Transcribe the listing verbatim. Do not carry over any pictures.

##### DATA SEGMENT #####

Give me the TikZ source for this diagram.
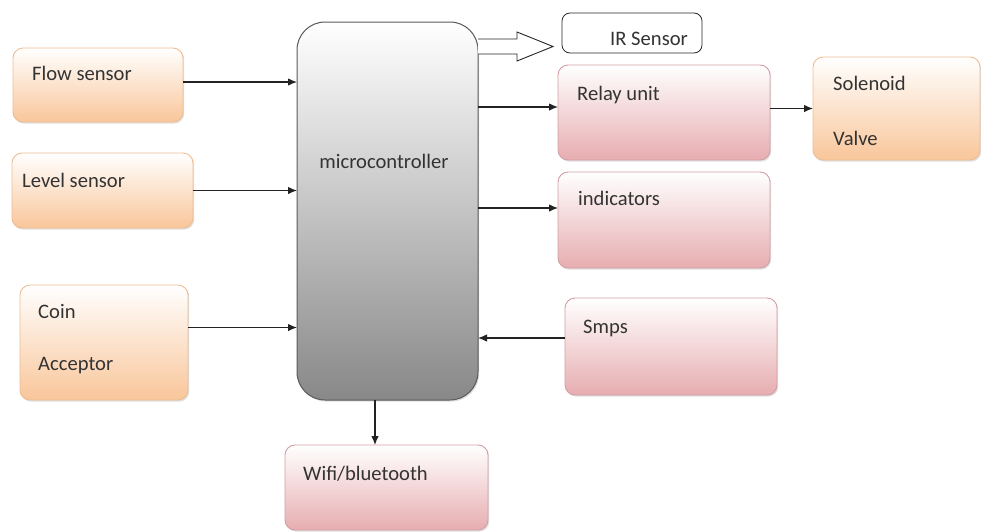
\documentclass[tikz,border=0pt]{standalone}
\usepackage{fontspec}
\setmainfont{Carlito}
\usetikzlibrary{arrows.meta,shadows,calc}

\definecolor{peach}{HTML}{F9C69A}
\definecolor{peachline}{HTML}{EDBD93}
\definecolor{rose}{HTML}{E7ADB0}
\definecolor{roseline}{HTML}{D29FA5}
\definecolor{mcgray}{HTML}{888888}
\definecolor{mcline}{HTML}{5A5A5A}
\definecolor{txt}{HTML}{333333}
\definecolor{wire}{HTML}{222222}

\begin{document}
\begin{tikzpicture}[x=1pt,y=1pt,
  base/.style={inner sep=0pt, outer sep=0pt,
    drop shadow={shadow xshift=1.2pt, shadow yshift=-1.6pt, opacity=.25, fill=black!50}},
  orangebox/.style={base, rounded corners=10pt, draw=peachline, line width=.9pt,
    top color=white, bottom color=peach},
  pinkbox/.style={base, rounded corners=10pt, draw=roseline, line width=.9pt,
    top color=white, bottom color=rose},
  mcbox/.style={base, rounded corners=28pt, draw=mcline, line width=1pt,
    top color=white, bottom color=mcgray},
  irbox/.style={inner sep=0pt, outer sep=0pt, rounded corners=8pt, draw=black!85,
    line width=.8pt, fill=white},
  lbl/.style={inner sep=0pt, anchor=base west, text=txt,
    font=\fontsize{20.6}{24}\selectfont},
  arr/.style={draw=wire, line width=1.2pt, -{Latex[length=9pt,width=7.5pt]}},
  hollow/.style={draw=black!85, line width=.9pt, fill=white, line join=miter}]

\useasboundingbox (0,0) rectangle (981,-531);

% input blocks
\node[orangebox, minimum width=170pt, minimum height=74pt]  (flow)  at (98,-85)    {};
\node[orangebox, minimum width=181pt, minimum height=75pt]  (level) at (102.5,-190.5) {};
\node[orangebox, minimum width=168pt, minimum height=115pt] (coin)  at (104,-342.5) {};

% controller
\node[mcbox, minimum width=181pt, minimum height=378pt] (mc) at (387.5,-211) {};

% output blocks
\node[pinkbox, minimum width=212pt, minimum height=95pt]   (relay)    at (664,-112.5) {};
\node[orangebox, minimum width=167pt, minimum height=103pt] (solenoid) at (896.5,-108.5) {};
\node[pinkbox, minimum width=212pt, minimum height=96pt]   (ind)      at (664,-220) {};
\node[pinkbox, minimum width=212pt, minimum height=97pt]   (smps)     at (671,-346.5) {};
\node[pinkbox, minimum width=203pt, minimum height=85pt]   (wifi)     at (386.5,-487.5) {};
\node[irbox, minimum width=140pt, minimum height=40pt]     (ir)       at (632,-33) {};

% labels
\node[lbl] (flowtxt)  at (32,-80)   {Flow sensor};
\node[lbl] (leveltxt) at (22,-187)  {Level sensor};
\node[lbl] (cointxt)  at (38,-318)  {Coin};
\node[lbl] (acctxt)   at (38,-370)  {Acceptor};
\node[lbl, anchor=base] (mctxt) at (384,-168) {microcontroller};
\node[lbl] (relaytxt) at (577,-100) {Relay unit};
\node[lbl] (soltxt)   at (833,-90)  {Solenoid};
\node[lbl] (valtxt)   at (833,-145) {Valve};
\node[lbl] (indtxt)   at (578,-205) {indicators};
\node[lbl] (smpstxt)  at (583,-333) {Smps};
\node[lbl] (wifitxt)  at (303,-480) {Wifi/bluetooth};
\node[lbl] (irtxt)    at (610,-45)  {IR Sensor};

% connectors into the controller
\coordinate (f1) at ([yshift=3pt]flow.east);
\draw[arr] (f1) -- (f1 -| mc.west);
\draw[arr] (level.east) -- (level.east -| mc.west);
\coordinate (c1) at ([yshift=15pt]coin.east);
\draw[arr] (c1) -- (c1 -| mc.west);
\coordinate (s1) at ([yshift=8.5pt]smps.west);
\draw[arr] (s1) -- (s1 -| mc.east);

% connectors out of the controller
\coordinate (r1) at ([yshift=5.5pt]relay.west);
\draw[arr] (r1 -| mc.east) -- (r1);
\draw[arr] (solenoid.west -| relay.east) -- (solenoid.west);
\coordinate (i1) at ([yshift=12pt]ind.west);
\draw[arr] (i1 -| mc.east) -- (i1);
\coordinate (w1) at ([xshift=-11.5pt]wifi.north);
\draw[arr] (w1 |- mc.south) -- (w1);

% hollow block arrow towards the IR sensor
\coordinate (irt) at ($(mc.north east)+(0,-24.5)$);
\draw[hollow] ($(irt)+(0,7.5)$) -- ($(irt)+(39,7.5)$) -- ($(irt)+(39,14.5)$)
  -- ($(irt)+(75,0)$) -- ($(irt)+(39,-14.5)$) -- ($(irt)+(39,-7.5)$)
  -- ($(irt)+(0,-7.5)$);

\end{tikzpicture}
\end{document}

#####

* _ANSWER TO THIS EXERCISE_
Give me the TikZ source for this diagram.
\documentclass[tikz,border=0pt]{standalone}
\usepackage{fontspec}
\setmainfont{Carlito}
\usetikzlibrary{arrows.meta,shadows,calc}

\definecolor{peach}{HTML}{F9C69A}
\definecolor{peachline}{HTML}{EDBD93}
\definecolor{rose}{HTML}{E7ADB0}
\definecolor{roseline}{HTML}{D29FA5}
\definecolor{mcgray}{HTML}{888888}
\definecolor{mcline}{HTML}{5A5A5A}
\definecolor{txt}{HTML}{333333}
\definecolor{wire}{HTML}{222222}

\begin{document}
\begin{tikzpicture}[x=1pt,y=1pt,
  base/.style={inner sep=0pt, outer sep=0pt,
    drop shadow={shadow xshift=1.2pt, shadow yshift=-1.6pt, opacity=.25, fill=black!50}},
  orangebox/.style={base, rounded corners=10pt, draw=peachline, line width=.9pt,
    top color=white, bottom color=peach},
  pinkbox/.style={base, rounded corners=10pt, draw=roseline, line width=.9pt,
    top color=white, bottom color=rose},
  mcbox/.style={base, rounded corners=28pt, draw=mcline, line width=1pt,
    top color=white, bottom color=mcgray},
  irbox/.style={inner sep=0pt, outer sep=0pt, rounded corners=8pt, draw=black!85,
    line width=.8pt, fill=white},
  lbl/.style={inner sep=0pt, anchor=base west, text=txt,
    font=\fontsize{20.6}{24}\selectfont},
  arr/.style={draw=wire, line width=1.2pt, -{Latex[length=9pt,width=7.5pt]}},
  hollow/.style={draw=black!85, line width=.9pt, fill=white, line join=miter}]

\useasboundingbox (0,0) rectangle (981,-531);

% input blocks
\node[orangebox, minimum width=170pt, minimum height=74pt]  (flow)  at (98,-85)    {};
\node[orangebox, minimum width=181pt, minimum height=75pt]  (level) at (102.5,-190.5) {};
\node[orangebox, minimum width=168pt, minimum height=115pt] (coin)  at (104,-342.5) {};

% controller
\node[mcbox, minimum width=181pt, minimum height=378pt] (mc) at (387.5,-211) {};

% output blocks
\node[pinkbox, minimum width=212pt, minimum height=95pt]   (relay)    at (664,-112.5) {};
\node[orangebox, minimum width=167pt, minimum height=103pt] (solenoid) at (896.5,-108.5) {};
\node[pinkbox, minimum width=212pt, minimum height=96pt]   (ind)      at (664,-220) {};
\node[pinkbox, minimum width=212pt, minimum height=97pt]   (smps)     at (671,-346.5) {};
\node[pinkbox, minimum width=203pt, minimum height=85pt]   (wifi)     at (386.5,-487.5) {};
\node[irbox, minimum width=140pt, minimum height=40pt]     (ir)       at (632,-33) {};

% labels
\node[lbl] (flowtxt)  at (32,-80)   {Flow sensor};
\node[lbl] (leveltxt) at (22,-187)  {Level sensor};
\node[lbl] (cointxt)  at (38,-318)  {Coin};
\node[lbl] (acctxt)   at (38,-370)  {Acceptor};
\node[lbl, anchor=base] (mctxt) at (384,-168) {microcontroller};
\node[lbl] (relaytxt) at (577,-100) {Relay unit};
\node[lbl] (soltxt)   at (833,-90)  {Solenoid};
\node[lbl] (valtxt)   at (833,-145) {Valve};
\node[lbl] (indtxt)   at (578,-205) {indicators};
\node[lbl] (smpstxt)  at (583,-333) {Smps};
\node[lbl] (wifitxt)  at (303,-480) {Wifi/bluetooth};
\node[lbl] (irtxt)    at (610,-45)  {IR Sensor};

% connectors into the controller
\coordinate (f1) at ([yshift=3pt]flow.east);
\draw[arr] (f1) -- (f1 -| mc.west);
\draw[arr] (level.east) -- (level.east -| mc.west);
\coordinate (c1) at ([yshift=15pt]coin.east);
\draw[arr] (c1) -- (c1 -| mc.west);
\coordinate (s1) at ([yshift=8.5pt]smps.west);
\draw[arr] (s1) -- (s1 -| mc.east);

% connectors out of the controller
\coordinate (r1) at ([yshift=5.5pt]relay.west);
\draw[arr] (r1 -| mc.east) -- (r1);
\draw[arr] (solenoid.west -| relay.east) -- (solenoid.west);
\coordinate (i1) at ([yshift=12pt]ind.west);
\draw[arr] (i1 -| mc.east) -- (i1);
\coordinate (w1) at ([xshift=-11.5pt]wifi.north);
\draw[arr] (w1 |- mc.south) -- (w1);

% hollow block arrow towards the IR sensor
\coordinate (irt) at ($(mc.north east)+(0,-24.5)$);
\draw[hollow] ($(irt)+(0,7.5)$) -- ($(irt)+(39,7.5)$) -- ($(irt)+(39,14.5)$)
  -- ($(irt)+(75,0)$) -- ($(irt)+(39,-14.5)$) -- ($(irt)+(39,-7.5)$)
  -- ($(irt)+(0,-7.5)$);

\end{tikzpicture}
\end{document}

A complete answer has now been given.